In international affairs, there is no counterpart to domestic police and courts. In my view, that doesn’t make moral agreement less important but more so.
I think most states have been reluctant to engage in annexations in recent decades because they feared the international reaction. So I think it is dangerous when the international community fails to react to a unilateral annexation—and most dangerous when there are no plausible justifications on offer for that ultimate act of aggression.
That brings me to the second main point. We need to care about preserving this rule not so much because it serves some fundamental principle of justice as because it protects a basic structure of order in world affairs. It matters whether Russia did or did not have any plausible basis for annexing Crimea because that helps us gauge whether that action will or won’t likely be repeated. Whatever the merits of past annexations (India in Goa, North Vietnam against South Vietnam, even—if my interlocutors here insist—Israel in the Golan), they were one-off episodes. The annexing powers in these cases did not follow up with further annexations.
But Putin’s government has not been prepared to pocket Crimea and then live in peace with the rest of Ukraine. Instead, Moscow has continued to supply weapons and military advisors to rebels in eastern Ukraine. Last week, the Obama Administration imposed additional sanctions on Russian companies, acknowledging that Russia has continued to stir up trouble in eastern Ukraine. That was before the shooting down of the Malaysian jetliner reminded the world that Russia has been supplying advanced weaponry (and technical advisors) to “rebels” in eastern Ukraine.
All three of us agree (I take it) that what Russia is doing is deplorable. If we have a fundamental difference it is about whether we should react to such deplorable behaviors on a case-by-case basis or whether we should draw some basic lines that help the world stigmatize particular kinds of international misconduct as altogether unacceptable. Subsequent events, it seems to me, confirm that we should have made more of a fuss about the annexation of Crimea back in March. We should now be making more of a fuss about Russia’s continuing assault on the political independence and territorial integrity of Ukraine.

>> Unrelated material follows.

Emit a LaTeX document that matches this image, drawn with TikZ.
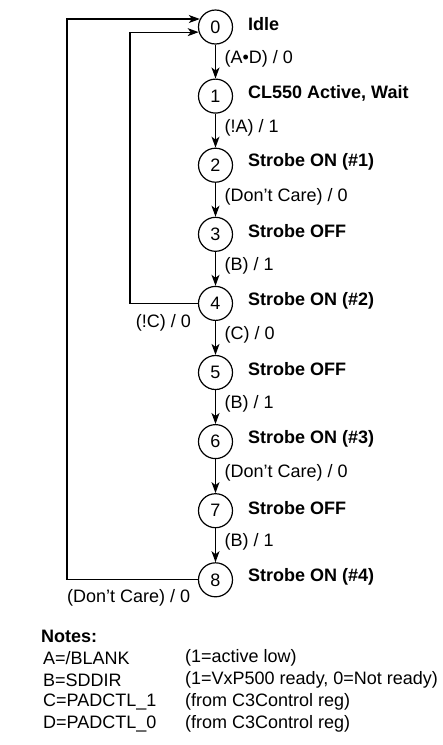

To excuse Russia’s conduct—or relativize it, by comparing it with other, more complex cases—is to buy into the fundamental premise of Putin’s policy: that anything which was once part of the USSR is fair game for domination by today’s Russia. It’s a doctrine that is completely incompatible with any plausible version of international law. I think it is worth trying to preserve some agreement on a plausible vision of international law, precisely to repudiate such eruptions of lawless aggression in today’s world.